> _TASK PROMPT_
Reproduce the listing word for word. Skip any image.

** Start DATASET EXTRACT **

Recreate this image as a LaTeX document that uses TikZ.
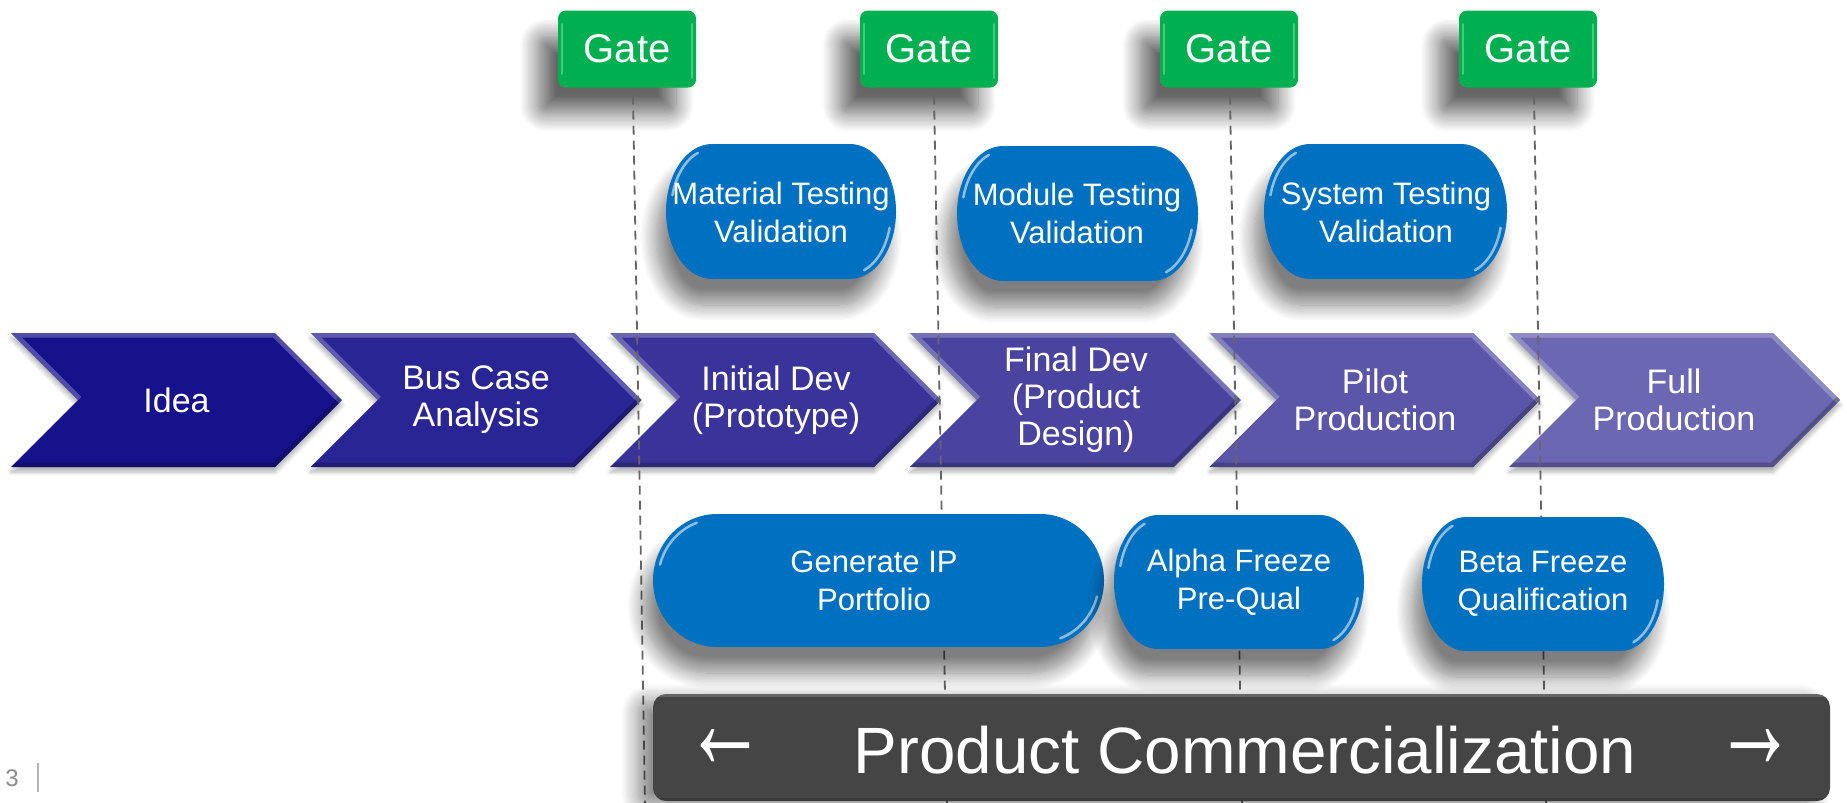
\documentclass[tikz,border=0pt]{standalone}
\usepackage{fontspec}
\usepackage{graphicx}
\setmainfont{Liberation Sans}
\usetikzlibrary{shadows.blur}

\definecolor{gategreen}{RGB}{0,176,80}
\definecolor{gatelight}{RGB}{130,235,170}
\definecolor{boxblue}{RGB}{0,112,192}
\definecolor{bardark}{RGB}{69,69,69}
\definecolor{chevA}{RGB}{22,18,139}
\definecolor{chevB}{RGB}{42,37,148}
\definecolor{chevC}{RGB}{58,52,154}
\definecolor{chevD}{RGB}{74,68,160}
\definecolor{chevE}{RGB}{91,86,168}
\definecolor{chevF}{RGB}{108,103,178}
\definecolor{pagegray}{RGB}{140,140,140}

\tikzset{
  chevbody/.style={blur shadow={shadow xshift=0pt, shadow yshift=-5pt,
      shadow blur radius=4pt, shadow blur steps=6, shadow opacity=30}},
  chevtext/.style={text=white, align=center, inner sep=0pt,
      font=\fontsize{34}{37}\selectfont},
  gatebox/.style={rounded corners=8pt, fill=gategreen, text=white,
      minimum width=138pt, minimum height=77pt, inner sep=0pt,
      font=\fontsize{40}{44}\selectfont,
      blur shadow={shadow xshift=-20pt, shadow yshift=-26pt,
      shadow blur radius=18pt, shadow blur steps=14, shadow opacity=60}},
  gatestrip/.style={draw=gatelight, line width=2.5pt, line cap=round, opacity=.5},
  gateline/.style={draw=black!60, line width=1.8pt, dash pattern=on 9pt off 6pt},
  boxshape/.style={fill=boxblue,
      blur shadow={shadow xshift=-10pt, shadow yshift=-26pt,
      shadow blur radius=16pt, shadow blur steps=14, shadow opacity=50}},
  gloss/.style={draw=white, opacity=.55, line width=2.5pt, line cap=round},
  boxtext/.style={text=white, align=center, inner sep=0pt,
      font=\fontsize{31}{38}\selectfont},
  barbox/.style={fill=bardark, rounded corners=13pt,
      blur shadow={shadow xshift=-16pt, shadow yshift=-6pt,
      shadow blur radius=16pt, shadow blur steps=14, shadow opacity=45}},
  bartext/.style={text=white, inner sep=0pt, font=\fontsize{65.5}{66}\selectfont},
}

% one phase chevron: #1 left edge, #2 fill colour
\newcommand\chevshape[2]{%
  \path[chevbody, fill=#2] (#1,333) -- ++(264,0) -- ++(67,67) -- ++(-67,67)
     -- ++(-264,0) -- ++(67,-67) -- cycle;
  \begin{scope}
    \clip (#1,333) -- ++(264,0) -- ++(67,67) -- ++(-67,67)
       -- ++(-264,0) -- ++(67,-67) -- cycle;
    \draw[line width=9pt, draw=white, opacity=.25]
       (#1,333) ++(67,67) -- ++(-67,-67) -- ++(264,0) -- ++(67,67);
    \draw[line width=9pt, draw=black, opacity=.22]
       (#1,467) ++(331,-67) -- ++(-67,67) -- ++(-264,0);
  \end{scope}
}

% blue activity slab with elliptic ends: x1, y1, x2, y2, end radius
\newcommand\blueslab[5]{%
  \pgfmathsetmacro\slabry{(#4-#2)/2}%
  \path[boxshape] (#1+#5,#2) -- (#3-#5,#2)
     arc[start angle=-90, end angle=90, x radius=#5, y radius=\slabry]
     -- (#1+#5,#4)
     arc[start angle=90, end angle=270, x radius=#5, y radius=\slabry] -- cycle;
  \draw[gloss] (#1+#5,#2+\slabry) ++(195:{#5-5} and {\slabry-5})
     arc[start angle=195, end angle=250, x radius=#5-5, y radius=\slabry-5];
  \draw[gloss] (#3-#5,#2+\slabry) ++(15:{#5-5} and {\slabry-5})
     arc[start angle=15, end angle=70, x radius=#5-5, y radius=\slabry-5];
}

% light side strips of a gate
\newcommand\gatestrips[1]{%
  \draw[gatestrip] ([xshift=4pt, yshift=-14pt]#1.north west) -- ([xshift=4pt, yshift=14pt]#1.south west);
  \draw[gatestrip] ([xshift=-4pt, yshift=-14pt]#1.north east) -- ([xshift=-4pt, yshift=10pt]#1.south east);
}

\begin{document}
\begin{tikzpicture}[x=1pt, y=-1pt]
\useasboundingbox (0,0) rectangle (1847,803);

% phase chevrons
\chevshape{11}{chevA}
\chevshape{310.6}{chevB}
\chevshape{610.2}{chevC}
\chevshape{909.8}{chevD}
\chevshape{1209.4}{chevE}
\chevshape{1509}{chevF}
\node[chevtext] (idea)  at (176.5,400) {Idea};
\node[chevtext] (bus)   at (476,400)   {Bus Case\\Analysis};
\node[chevtext] (init)  at (776,400)   {Initial Dev\\(Prototype)};
\node[chevtext] (final) at (1076,400)  {Final Dev\\(Product\\Design)};
\node[chevtext] (pilot) at (1375,400)  {Pilot\\Production};
\node[chevtext] (full)  at (1674,400)  {Full\\Production};

% gates
\node[gatebox] (g1) at (627,49)  {Gate};
\node[gatebox] (g2) at (929,49)  {Gate};
\node[gatebox] (g3) at (1229,49) {Gate};
\node[gatebox] (g4) at (1528,49) {Gate};
\gatestrips{g1}
\gatestrips{g2}
\gatestrips{g3}
\gatestrips{g4}

% gate lines
\coordinate (e1) at (645,803);
\coordinate (e2) at (947,803);
\coordinate (e3) at (1242,803);
\coordinate (e4) at (1546,803);
\draw[gateline] (g1.south) ++(6,8) -- (e1);
\draw[gateline] (g2.south) ++(5,8) -- (e2);
\draw[gateline] (g3.south) ++(1,8) -- (e3);
\draw[gateline] (g4.south) ++(6,8) -- (e4);

% testing activities
\blueslab{666}{144}{896}{279}{46}
\node[boxtext] (mat) at (781,212) {Material Testing\\Validation};
\blueslab{957}{146}{1198}{281}{46}
\node[boxtext] (mod) at (1077,213) {Module Testing\\Validation};
\blueslab{1264}{144}{1507}{279}{46}
\node[boxtext] (sys) at (1386,212) {System Testing\\Validation};

% freeze activities
\blueslab{653}{514}{1104}{647}{64}
\node[boxtext] (gen) at (874,581) {Generate IP\\Portfolio};
\blueslab{1114}{515}{1364}{649}{44}
\node[boxtext] (alpha) at (1239,582) {Alpha Freeze\\Pre-Qual};
\blueslab{1422}{517}{1664}{651}{44}
\node[boxtext] (beta) at (1543,584) {Beta Freeze\\Qualification};

% commercialization band
\path[barbox] (653,694) rectangle (1830,801);
\begin{scope}
  \clip[rounded corners=13pt] (653,694) rectangle (1830,801);
  \draw[line width=6pt, draw=white, opacity=.18] (653,694) -- (1830,694);
  \draw[line width=6pt, draw=black, opacity=.15] (653,801) -- (1830,801);
\end{scope}
\node[bartext] (comm) at (1245,750) {Product Commercialization};
\node[bartext] (larr) at (725,749) {\scalebox{1.25}[2.1]{←}};
\node[bartext] (rarr) at (1755,749) {\scalebox{1.25}[2.1]{→}};

% page number
\node[text=pagegray, inner sep=0pt, font=\fontsize{24}{24}\selectfont] (page) at (12,778) {3};
\draw[draw=black!30, line width=1.5pt] (38,763) -- (38,792);
\end{tikzpicture}
\end{document}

** End DATASET EXTRACT **

> _RESULT OF THIS EXERCISE_
Recreate this image as a LaTeX document that uses TikZ.
\documentclass[tikz,border=0pt]{standalone}
\usepackage{fontspec}
\usepackage{graphicx}
\setmainfont{Liberation Sans}
\usetikzlibrary{shadows.blur}

\definecolor{gategreen}{RGB}{0,176,80}
\definecolor{gatelight}{RGB}{130,235,170}
\definecolor{boxblue}{RGB}{0,112,192}
\definecolor{bardark}{RGB}{69,69,69}
\definecolor{chevA}{RGB}{22,18,139}
\definecolor{chevB}{RGB}{42,37,148}
\definecolor{chevC}{RGB}{58,52,154}
\definecolor{chevD}{RGB}{74,68,160}
\definecolor{chevE}{RGB}{91,86,168}
\definecolor{chevF}{RGB}{108,103,178}
\definecolor{pagegray}{RGB}{140,140,140}

\tikzset{
  chevbody/.style={blur shadow={shadow xshift=0pt, shadow yshift=-5pt,
      shadow blur radius=4pt, shadow blur steps=6, shadow opacity=30}},
  chevtext/.style={text=white, align=center, inner sep=0pt,
      font=\fontsize{34}{37}\selectfont},
  gatebox/.style={rounded corners=8pt, fill=gategreen, text=white,
      minimum width=138pt, minimum height=77pt, inner sep=0pt,
      font=\fontsize{40}{44}\selectfont,
      blur shadow={shadow xshift=-20pt, shadow yshift=-26pt,
      shadow blur radius=18pt, shadow blur steps=14, shadow opacity=60}},
  gatestrip/.style={draw=gatelight, line width=2.5pt, line cap=round, opacity=.5},
  gateline/.style={draw=black!60, line width=1.8pt, dash pattern=on 9pt off 6pt},
  boxshape/.style={fill=boxblue,
      blur shadow={shadow xshift=-10pt, shadow yshift=-26pt,
      shadow blur radius=16pt, shadow blur steps=14, shadow opacity=50}},
  gloss/.style={draw=white, opacity=.55, line width=2.5pt, line cap=round},
  boxtext/.style={text=white, align=center, inner sep=0pt,
      font=\fontsize{31}{38}\selectfont},
  barbox/.style={fill=bardark, rounded corners=13pt,
      blur shadow={shadow xshift=-16pt, shadow yshift=-6pt,
      shadow blur radius=16pt, shadow blur steps=14, shadow opacity=45}},
  bartext/.style={text=white, inner sep=0pt, font=\fontsize{65.5}{66}\selectfont},
}

% one phase chevron: #1 left edge, #2 fill colour
\newcommand\chevshape[2]{%
  \path[chevbody, fill=#2] (#1,333) -- ++(264,0) -- ++(67,67) -- ++(-67,67)
     -- ++(-264,0) -- ++(67,-67) -- cycle;
  \begin{scope}
    \clip (#1,333) -- ++(264,0) -- ++(67,67) -- ++(-67,67)
       -- ++(-264,0) -- ++(67,-67) -- cycle;
    \draw[line width=9pt, draw=white, opacity=.25]
       (#1,333) ++(67,67) -- ++(-67,-67) -- ++(264,0) -- ++(67,67);
    \draw[line width=9pt, draw=black, opacity=.22]
       (#1,467) ++(331,-67) -- ++(-67,67) -- ++(-264,0);
  \end{scope}
}

% blue activity slab with elliptic ends: x1, y1, x2, y2, end radius
\newcommand\blueslab[5]{%
  \pgfmathsetmacro\slabry{(#4-#2)/2}%
  \path[boxshape] (#1+#5,#2) -- (#3-#5,#2)
     arc[start angle=-90, end angle=90, x radius=#5, y radius=\slabry]
     -- (#1+#5,#4)
     arc[start angle=90, end angle=270, x radius=#5, y radius=\slabry] -- cycle;
  \draw[gloss] (#1+#5,#2+\slabry) ++(195:{#5-5} and {\slabry-5})
     arc[start angle=195, end angle=250, x radius=#5-5, y radius=\slabry-5];
  \draw[gloss] (#3-#5,#2+\slabry) ++(15:{#5-5} and {\slabry-5})
     arc[start angle=15, end angle=70, x radius=#5-5, y radius=\slabry-5];
}

% light side strips of a gate
\newcommand\gatestrips[1]{%
  \draw[gatestrip] ([xshift=4pt, yshift=-14pt]#1.north west) -- ([xshift=4pt, yshift=14pt]#1.south west);
  \draw[gatestrip] ([xshift=-4pt, yshift=-14pt]#1.north east) -- ([xshift=-4pt, yshift=10pt]#1.south east);
}

\begin{document}
\begin{tikzpicture}[x=1pt, y=-1pt]
\useasboundingbox (0,0) rectangle (1847,803);

% phase chevrons
\chevshape{11}{chevA}
\chevshape{310.6}{chevB}
\chevshape{610.2}{chevC}
\chevshape{909.8}{chevD}
\chevshape{1209.4}{chevE}
\chevshape{1509}{chevF}
\node[chevtext] (idea)  at (176.5,400) {Idea};
\node[chevtext] (bus)   at (476,400)   {Bus Case\\Analysis};
\node[chevtext] (init)  at (776,400)   {Initial Dev\\(Prototype)};
\node[chevtext] (final) at (1076,400)  {Final Dev\\(Product\\Design)};
\node[chevtext] (pilot) at (1375,400)  {Pilot\\Production};
\node[chevtext] (full)  at (1674,400)  {Full\\Production};

% gates
\node[gatebox] (g1) at (627,49)  {Gate};
\node[gatebox] (g2) at (929,49)  {Gate};
\node[gatebox] (g3) at (1229,49) {Gate};
\node[gatebox] (g4) at (1528,49) {Gate};
\gatestrips{g1}
\gatestrips{g2}
\gatestrips{g3}
\gatestrips{g4}

% gate lines
\coordinate (e1) at (645,803);
\coordinate (e2) at (947,803);
\coordinate (e3) at (1242,803);
\coordinate (e4) at (1546,803);
\draw[gateline] (g1.south) ++(6,8) -- (e1);
\draw[gateline] (g2.south) ++(5,8) -- (e2);
\draw[gateline] (g3.south) ++(1,8) -- (e3);
\draw[gateline] (g4.south) ++(6,8) -- (e4);

% testing activities
\blueslab{666}{144}{896}{279}{46}
\node[boxtext] (mat) at (781,212) {Material Testing\\Validation};
\blueslab{957}{146}{1198}{281}{46}
\node[boxtext] (mod) at (1077,213) {Module Testing\\Validation};
\blueslab{1264}{144}{1507}{279}{46}
\node[boxtext] (sys) at (1386,212) {System Testing\\Validation};

% freeze activities
\blueslab{653}{514}{1104}{647}{64}
\node[boxtext] (gen) at (874,581) {Generate IP\\Portfolio};
\blueslab{1114}{515}{1364}{649}{44}
\node[boxtext] (alpha) at (1239,582) {Alpha Freeze\\Pre-Qual};
\blueslab{1422}{517}{1664}{651}{44}
\node[boxtext] (beta) at (1543,584) {Beta Freeze\\Qualification};

% commercialization band
\path[barbox] (653,694) rectangle (1830,801);
\begin{scope}
  \clip[rounded corners=13pt] (653,694) rectangle (1830,801);
  \draw[line width=6pt, draw=white, opacity=.18] (653,694) -- (1830,694);
  \draw[line width=6pt, draw=black, opacity=.15] (653,801) -- (1830,801);
\end{scope}
\node[bartext] (comm) at (1245,750) {Product Commercialization};
\node[bartext] (larr) at (725,749) {\scalebox{1.25}[2.1]{←}};
\node[bartext] (rarr) at (1755,749) {\scalebox{1.25}[2.1]{→}};

% page number
\node[text=pagegray, inner sep=0pt, font=\fontsize{24}{24}\selectfont] (page) at (12,778) {3};
\draw[draw=black!30, line width=1.5pt] (38,763) -- (38,792);
\end{tikzpicture}
\end{document}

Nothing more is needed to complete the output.